(Entries with chart source code)
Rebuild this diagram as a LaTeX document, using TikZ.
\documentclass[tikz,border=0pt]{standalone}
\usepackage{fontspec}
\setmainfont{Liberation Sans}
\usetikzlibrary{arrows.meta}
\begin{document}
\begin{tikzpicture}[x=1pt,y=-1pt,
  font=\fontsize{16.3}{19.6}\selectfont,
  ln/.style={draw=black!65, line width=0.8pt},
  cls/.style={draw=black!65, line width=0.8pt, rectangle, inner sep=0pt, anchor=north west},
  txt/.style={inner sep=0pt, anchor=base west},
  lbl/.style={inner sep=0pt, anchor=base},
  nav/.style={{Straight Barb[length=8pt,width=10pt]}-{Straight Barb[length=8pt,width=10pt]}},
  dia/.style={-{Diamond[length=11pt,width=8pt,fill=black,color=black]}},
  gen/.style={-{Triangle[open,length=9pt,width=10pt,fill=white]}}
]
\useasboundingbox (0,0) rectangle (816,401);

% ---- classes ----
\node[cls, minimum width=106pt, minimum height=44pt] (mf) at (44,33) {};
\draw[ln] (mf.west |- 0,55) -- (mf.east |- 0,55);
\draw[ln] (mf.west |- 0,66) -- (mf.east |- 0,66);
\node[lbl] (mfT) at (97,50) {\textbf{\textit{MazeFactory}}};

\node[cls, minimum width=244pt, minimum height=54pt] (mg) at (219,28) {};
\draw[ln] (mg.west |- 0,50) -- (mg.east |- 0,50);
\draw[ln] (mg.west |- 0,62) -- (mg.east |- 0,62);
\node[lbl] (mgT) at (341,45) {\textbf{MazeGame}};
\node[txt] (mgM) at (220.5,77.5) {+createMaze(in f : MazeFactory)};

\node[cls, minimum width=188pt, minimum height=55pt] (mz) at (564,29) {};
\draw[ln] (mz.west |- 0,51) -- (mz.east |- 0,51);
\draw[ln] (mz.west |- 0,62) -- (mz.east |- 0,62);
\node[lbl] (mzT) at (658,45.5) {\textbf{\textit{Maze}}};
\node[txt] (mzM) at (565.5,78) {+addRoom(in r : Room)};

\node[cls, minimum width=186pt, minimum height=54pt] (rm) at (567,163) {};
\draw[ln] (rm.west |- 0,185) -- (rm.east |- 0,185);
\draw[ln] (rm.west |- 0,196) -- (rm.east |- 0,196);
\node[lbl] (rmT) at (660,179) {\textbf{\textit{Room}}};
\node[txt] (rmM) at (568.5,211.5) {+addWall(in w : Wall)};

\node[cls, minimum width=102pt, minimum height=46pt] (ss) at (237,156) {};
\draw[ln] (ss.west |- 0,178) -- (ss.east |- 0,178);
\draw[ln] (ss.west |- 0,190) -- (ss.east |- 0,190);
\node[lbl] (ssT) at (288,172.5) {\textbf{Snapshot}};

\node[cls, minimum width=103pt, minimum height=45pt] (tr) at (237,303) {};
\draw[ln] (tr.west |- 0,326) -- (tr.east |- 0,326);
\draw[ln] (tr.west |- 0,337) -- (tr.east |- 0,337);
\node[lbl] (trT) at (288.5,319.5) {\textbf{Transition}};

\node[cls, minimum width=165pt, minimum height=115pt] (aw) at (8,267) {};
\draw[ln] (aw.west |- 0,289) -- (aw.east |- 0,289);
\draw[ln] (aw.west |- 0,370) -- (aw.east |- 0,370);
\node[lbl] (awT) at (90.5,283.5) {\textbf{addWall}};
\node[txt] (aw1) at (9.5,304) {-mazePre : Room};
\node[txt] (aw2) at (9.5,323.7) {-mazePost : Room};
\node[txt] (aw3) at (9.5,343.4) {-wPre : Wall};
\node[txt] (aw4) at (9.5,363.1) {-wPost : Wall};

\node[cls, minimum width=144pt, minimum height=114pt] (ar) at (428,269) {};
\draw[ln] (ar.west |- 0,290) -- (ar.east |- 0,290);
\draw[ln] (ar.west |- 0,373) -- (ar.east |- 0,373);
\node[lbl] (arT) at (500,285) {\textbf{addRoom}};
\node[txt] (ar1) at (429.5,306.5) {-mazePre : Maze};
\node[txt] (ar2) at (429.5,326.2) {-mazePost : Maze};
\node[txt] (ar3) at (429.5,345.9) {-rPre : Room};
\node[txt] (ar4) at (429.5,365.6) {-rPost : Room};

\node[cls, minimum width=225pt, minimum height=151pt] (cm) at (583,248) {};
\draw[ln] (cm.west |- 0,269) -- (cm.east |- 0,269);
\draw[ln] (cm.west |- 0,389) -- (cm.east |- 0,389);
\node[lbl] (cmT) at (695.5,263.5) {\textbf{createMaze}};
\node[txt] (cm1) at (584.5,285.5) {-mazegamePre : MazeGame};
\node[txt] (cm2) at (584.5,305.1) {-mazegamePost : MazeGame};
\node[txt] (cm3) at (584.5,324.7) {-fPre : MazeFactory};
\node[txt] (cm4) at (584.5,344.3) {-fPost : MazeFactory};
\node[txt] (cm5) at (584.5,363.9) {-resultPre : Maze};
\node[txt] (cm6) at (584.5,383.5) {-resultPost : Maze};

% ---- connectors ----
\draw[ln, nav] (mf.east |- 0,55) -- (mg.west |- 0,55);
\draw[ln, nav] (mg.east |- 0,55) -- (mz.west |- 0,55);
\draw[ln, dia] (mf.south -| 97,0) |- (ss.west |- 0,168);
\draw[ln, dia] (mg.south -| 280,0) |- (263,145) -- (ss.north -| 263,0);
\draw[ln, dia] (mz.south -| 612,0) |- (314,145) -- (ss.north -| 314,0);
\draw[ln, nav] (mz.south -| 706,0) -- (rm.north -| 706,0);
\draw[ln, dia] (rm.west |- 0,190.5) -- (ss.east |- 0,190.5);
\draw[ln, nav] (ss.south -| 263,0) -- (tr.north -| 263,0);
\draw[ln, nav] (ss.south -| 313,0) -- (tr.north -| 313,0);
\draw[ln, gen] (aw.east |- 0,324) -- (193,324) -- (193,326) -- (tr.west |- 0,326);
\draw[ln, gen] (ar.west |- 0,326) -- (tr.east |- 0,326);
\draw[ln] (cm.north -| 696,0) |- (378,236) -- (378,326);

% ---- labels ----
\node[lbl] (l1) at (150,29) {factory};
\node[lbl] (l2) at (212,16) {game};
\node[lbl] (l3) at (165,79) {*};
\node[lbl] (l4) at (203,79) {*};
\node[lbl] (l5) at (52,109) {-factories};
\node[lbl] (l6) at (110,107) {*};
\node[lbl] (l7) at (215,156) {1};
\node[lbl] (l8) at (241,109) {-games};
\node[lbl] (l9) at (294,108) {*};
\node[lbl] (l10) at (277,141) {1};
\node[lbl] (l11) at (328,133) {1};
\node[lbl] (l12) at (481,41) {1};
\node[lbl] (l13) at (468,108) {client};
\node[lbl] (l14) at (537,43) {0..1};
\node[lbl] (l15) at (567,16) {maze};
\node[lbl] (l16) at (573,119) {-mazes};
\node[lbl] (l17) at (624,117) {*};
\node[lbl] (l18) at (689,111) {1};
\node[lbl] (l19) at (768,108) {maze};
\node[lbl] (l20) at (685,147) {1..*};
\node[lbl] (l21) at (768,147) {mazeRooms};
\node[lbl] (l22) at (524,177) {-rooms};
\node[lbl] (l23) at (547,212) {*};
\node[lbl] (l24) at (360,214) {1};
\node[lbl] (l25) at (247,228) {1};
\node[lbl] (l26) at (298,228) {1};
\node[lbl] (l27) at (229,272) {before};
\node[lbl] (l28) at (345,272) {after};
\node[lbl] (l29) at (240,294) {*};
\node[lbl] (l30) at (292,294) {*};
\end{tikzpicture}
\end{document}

==

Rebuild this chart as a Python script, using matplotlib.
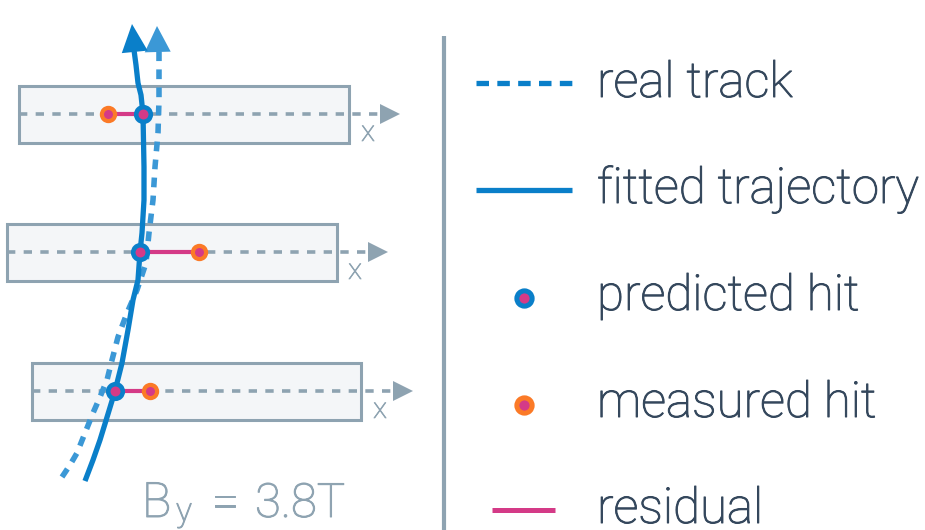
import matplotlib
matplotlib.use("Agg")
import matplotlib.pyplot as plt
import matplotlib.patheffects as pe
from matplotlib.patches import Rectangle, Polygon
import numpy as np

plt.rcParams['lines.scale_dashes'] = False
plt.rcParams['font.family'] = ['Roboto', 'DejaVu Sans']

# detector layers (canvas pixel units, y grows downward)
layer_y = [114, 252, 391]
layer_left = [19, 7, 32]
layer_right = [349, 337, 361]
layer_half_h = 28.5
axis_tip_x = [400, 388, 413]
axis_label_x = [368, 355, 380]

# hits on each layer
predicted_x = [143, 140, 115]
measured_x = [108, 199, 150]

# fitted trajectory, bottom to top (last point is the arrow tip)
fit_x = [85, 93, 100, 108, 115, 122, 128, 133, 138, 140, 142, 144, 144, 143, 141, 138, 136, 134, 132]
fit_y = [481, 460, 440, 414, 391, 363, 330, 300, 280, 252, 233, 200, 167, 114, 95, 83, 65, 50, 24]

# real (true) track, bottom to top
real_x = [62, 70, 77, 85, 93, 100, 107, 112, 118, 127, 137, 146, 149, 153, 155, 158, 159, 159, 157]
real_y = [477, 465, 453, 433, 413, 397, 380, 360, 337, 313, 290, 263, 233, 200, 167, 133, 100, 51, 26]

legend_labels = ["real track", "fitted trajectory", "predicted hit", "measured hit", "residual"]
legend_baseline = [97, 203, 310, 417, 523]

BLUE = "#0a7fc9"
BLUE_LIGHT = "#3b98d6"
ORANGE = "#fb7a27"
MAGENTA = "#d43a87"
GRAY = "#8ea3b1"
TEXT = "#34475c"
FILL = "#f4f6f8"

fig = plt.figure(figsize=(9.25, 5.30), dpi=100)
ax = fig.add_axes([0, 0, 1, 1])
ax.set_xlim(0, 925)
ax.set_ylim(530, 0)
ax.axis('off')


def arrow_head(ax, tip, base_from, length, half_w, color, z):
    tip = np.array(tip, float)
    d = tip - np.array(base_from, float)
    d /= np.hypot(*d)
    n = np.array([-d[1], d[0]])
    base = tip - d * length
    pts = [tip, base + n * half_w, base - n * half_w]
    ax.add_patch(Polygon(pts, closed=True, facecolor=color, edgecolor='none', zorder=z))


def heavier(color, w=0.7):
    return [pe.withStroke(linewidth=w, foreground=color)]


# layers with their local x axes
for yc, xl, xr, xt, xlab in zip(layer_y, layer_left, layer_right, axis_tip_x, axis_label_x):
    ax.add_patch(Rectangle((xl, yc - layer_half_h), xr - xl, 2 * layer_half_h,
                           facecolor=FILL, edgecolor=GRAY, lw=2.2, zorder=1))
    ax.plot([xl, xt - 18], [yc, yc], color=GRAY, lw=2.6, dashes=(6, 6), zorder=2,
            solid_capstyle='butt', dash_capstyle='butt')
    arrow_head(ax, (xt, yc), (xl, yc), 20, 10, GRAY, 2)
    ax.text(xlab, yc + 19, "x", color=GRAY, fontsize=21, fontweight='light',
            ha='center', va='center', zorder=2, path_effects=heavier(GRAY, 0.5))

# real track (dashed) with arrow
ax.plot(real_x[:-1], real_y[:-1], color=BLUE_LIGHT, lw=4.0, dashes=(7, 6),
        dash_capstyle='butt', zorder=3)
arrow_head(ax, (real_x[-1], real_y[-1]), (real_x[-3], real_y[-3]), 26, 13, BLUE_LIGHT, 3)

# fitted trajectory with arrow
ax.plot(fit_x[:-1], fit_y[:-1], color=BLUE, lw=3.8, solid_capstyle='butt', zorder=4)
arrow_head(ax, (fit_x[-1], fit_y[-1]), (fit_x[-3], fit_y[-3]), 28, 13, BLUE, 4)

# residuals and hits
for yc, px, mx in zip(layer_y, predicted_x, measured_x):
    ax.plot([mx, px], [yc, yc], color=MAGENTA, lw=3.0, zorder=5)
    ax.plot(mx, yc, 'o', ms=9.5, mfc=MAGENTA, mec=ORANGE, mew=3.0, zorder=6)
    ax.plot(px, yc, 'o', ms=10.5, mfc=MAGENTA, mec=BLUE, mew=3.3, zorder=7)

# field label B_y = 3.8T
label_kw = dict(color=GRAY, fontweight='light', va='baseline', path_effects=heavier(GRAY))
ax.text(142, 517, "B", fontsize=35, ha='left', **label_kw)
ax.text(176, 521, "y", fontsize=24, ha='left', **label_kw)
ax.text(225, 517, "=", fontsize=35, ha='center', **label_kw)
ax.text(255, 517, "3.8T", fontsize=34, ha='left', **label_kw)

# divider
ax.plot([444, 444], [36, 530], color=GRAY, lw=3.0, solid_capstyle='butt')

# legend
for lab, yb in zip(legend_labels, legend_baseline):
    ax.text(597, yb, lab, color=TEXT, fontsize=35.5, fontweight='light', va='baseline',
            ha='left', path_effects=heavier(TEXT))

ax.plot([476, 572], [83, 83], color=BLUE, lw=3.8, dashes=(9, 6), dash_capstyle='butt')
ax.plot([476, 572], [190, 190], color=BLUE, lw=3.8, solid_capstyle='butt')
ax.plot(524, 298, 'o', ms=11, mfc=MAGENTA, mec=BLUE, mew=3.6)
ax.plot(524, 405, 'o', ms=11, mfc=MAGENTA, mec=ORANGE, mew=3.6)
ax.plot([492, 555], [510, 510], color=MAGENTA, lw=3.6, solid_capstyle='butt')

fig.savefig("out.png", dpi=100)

→ **Exercise objective**: Write out exactly the lines from the one that has "Rebuild this chart" down to the one that has "plt.rcParams['font.family'] = ['Roboto', 'DejaVu", including both. Pictures stay out of the copy.

→ **Reply**:
Rebuild this chart as a Python script, using matplotlib.
import matplotlib
matplotlib.use("Agg")
import matplotlib.pyplot as plt
import matplotlib.patheffects as pe
from matplotlib.patches import Rectangle, Polygon
import numpy as np

plt.rcParams['lines.scale_dashes'] = False
plt.rcParams['font.family'] = ['Roboto', 'DejaVu Sans']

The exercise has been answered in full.